Not only are all these systems [
3,
22,
25,
29‐
31] focused on different types of workload than we are with
TAPER, but in an online setting, workload summaries which directly measure individual edge traversals [
3,
25,
30] are vulnerable to overfitting. Path queries in particular are often only executed over a subset of the graph, i.e. find
Post connected to
Person
a. If this subset changes (e.g. to
Person
j) then such a granular workload summary would be inaccurate. By considering instead the vertex labels in a workload’s queries and the graph structure local to a given edge
e,
TAPER is able to predict
e’s traversal probability even when it has not yet been traversed.

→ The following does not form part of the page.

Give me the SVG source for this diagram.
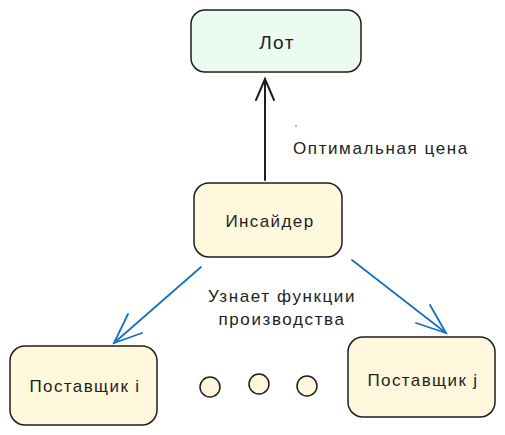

Further prior work has focused on exploiting statistical properties of a query workload, to efficiently manage graph data through replication [
18,
21,
32]. Whilst [
18,
21] focus on 1-hop queries over social networks, Yang et al. [
32] propose algorithms to efficiently analyse general online query workloads and to dynamically replicate “hotspots” (cross partition clusters of vertices that are being frequently traversed), thereby temporarily dissipating network load. Whilst highly effective at dealing with unbalanced query workloads, Yang et al. focus solely upon the replication of vertices and edges using temporary
secondary partitions. They do not improve upon the initial partitioning, nor do they consider workload characteristics when producing it. This can result in replication mechanisms doing far more work than is necessary over time, adversely affecting the performance of a system. As a result, the enhancement techniques we present here would also complement many workload aware replication approaches, such as that proposed by Yang et al.